Superman was different. Innocent in many ways: it's a caper without any designs on profundity, which is where our current costumed creations fail: the screenwriters aren't good enough. Superman isn't quite All-American. Yes, he tells Lois that he's there – from another galaxy – to fight for 'Truth, Justice and the American Way', which you could read as an attempt to recuperate American spirits after having their asses (as they call them) well and truly kicked in Vietnam), but the film's over-riding light-heartedness of tone undercuts this rather implausible claim. He has no political axe to grind nor unresolved Oedipal desires (though his dead father is a Law he breaks, giving rise to the appalling teen-misery of the recent Superman film and Smallville).
The clip above is one of my favourites, and one I show to students when trying to explain semiotics, and cultural studies. Arch-villain Lex Luthor neatly encapsulates the know-nothing reverence for the canon we find in the reactionary newspapers and the views of people forced to read by rote without ever understanding them. He beautifully encapsulates the need to examine all of culture and media – down to the ingredients on a chewing gum wrapper – to truly understand our condition.

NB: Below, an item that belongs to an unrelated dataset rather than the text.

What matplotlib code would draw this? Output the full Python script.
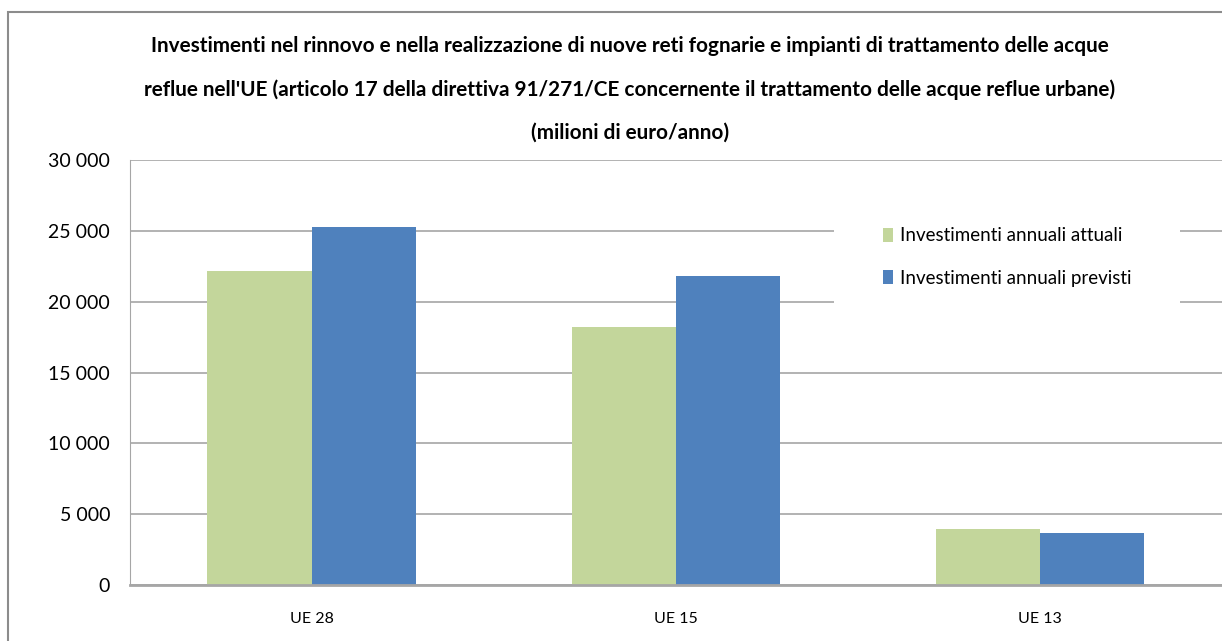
import matplotlib
matplotlib.use("Agg")
import matplotlib.pyplot as plt
from matplotlib.patches import Rectangle
from matplotlib.ticker import FuncFormatter
import numpy as np

# dati
categorie = ["UE 28", "UE 15", "UE 13"]
attuali = [22200, 18200, 3950]
previsti = [25300, 21800, 3620]
serie_labels = ["Investimenti annuali attuali", "Investimenti annuali previsti"]
titolo_righe = ["Investimenti nel rinnovo e nella realizzazione di nuove reti fognarie e impianti di trattamento delle acque",
                "reflue nell'UE (articolo 17 della direttiva 91/271/CE concernente il trattamento delle acque reflue urbane)",
                "(milioni di euro/anno)"]

plt.rcParams['font.family'] = ['Lato', 'DejaVu Sans']

W, H = 1222, 641
fig = plt.figure(figsize=(W / 100, H / 100), dpi=100)

# cornice esterna (tagliata a destra e in basso)
fig.patches.append(Rectangle((8 / W, -0.1), 1.2, 1 - 12 / H + 0.1, transform=fig.transFigure,
                             fill=False, edgecolor='#8c8c8c', linewidth=1.5))

ax = fig.add_axes([129.5 / W, 56.3 / H, 1 - 129.5 / W, (584.7 - 160.3) / H])

x = np.arange(len(categorie))
w = 0.286
ax.bar(x - w / 2, attuali, w, color='#C3D69B', label=serie_labels[0], zorder=2)
ax.bar(x + w / 2, previsti, w, color='#4F81BD', label=serie_labels[1], zorder=2)

ax.set_xlim(-0.5, 2.5)
ax.set_ylim(0, 30000)
ax.set_yticks(np.arange(0, 30001, 5000))
ax.yaxis.set_major_formatter(FuncFormatter(lambda v, p: f"{int(v):,}".replace(",", " ")))
ax.set_xticks(x)
ax.set_xticklabels(categorie)
ax.tick_params(axis='y', length=0, pad=14, labelsize=14)
ax.tick_params(axis='x', length=0, pad=20, labelsize=11.5)

ax.grid(axis='y', color='#a6a6a6', linewidth=1.2, zorder=0)
ax.set_axisbelow(True)
for s in ['top', 'right']:
    ax.spines[s].set_visible(False)
ax.spines['left'].set_color('#a6a6a6')
ax.spines['bottom'].set_color('#a6a6a6')
ax.spines['bottom'].set_linewidth(2)

leg = ax.legend(loc='center', bbox_to_anchor=(1007 / W, 1 - 257 / H), bbox_transform=fig.transFigure,
                frameon=True, fontsize=13.5, handlelength=0.55, handleheight=0.8, handletextpad=0.35,
                labelspacing=1.35, borderpad=2.6)
leg.get_frame().set_facecolor('white')
leg.get_frame().set_edgecolor('none')
leg.get_frame().set_alpha(1)

# titolo: una riga per volta, dimensione adattata alla larghezza della prima riga (~964 px)
righe_y = [46, 90, 133]
renderer = fig.canvas.get_renderer()
t0 = fig.text(630 / W, 1 - righe_y[0] / H, titolo_righe[0], ha='center', va='center',
              fontsize=16, fontweight='bold')
larg = t0.get_window_extent(renderer).width
fs = 16 * 964 / larg
t0.set_fontsize(fs)
for riga, yy in zip(titolo_righe[1:], righe_y[1:]):
    fig.text(630 / W, 1 - yy / H, riga, ha='center', va='center', fontsize=fs, fontweight='bold')

fig.savefig("out.png", dpi=100)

Raymond Williams and Norman Fairclough would be proud.
My other favourite line in the film is towards the end of this clip. Past the glorious geological pun 'We all have our faults: mine's in California' (Lex has launched a nuke to trigger the San Andreas fault so that California slips into the sea, boosting the value of the desert he's bought cheaply), Miss Hackensack points out that the other missile aimed at Hackensack will kill her own mother. Rarely has a shaken head been put to such good use.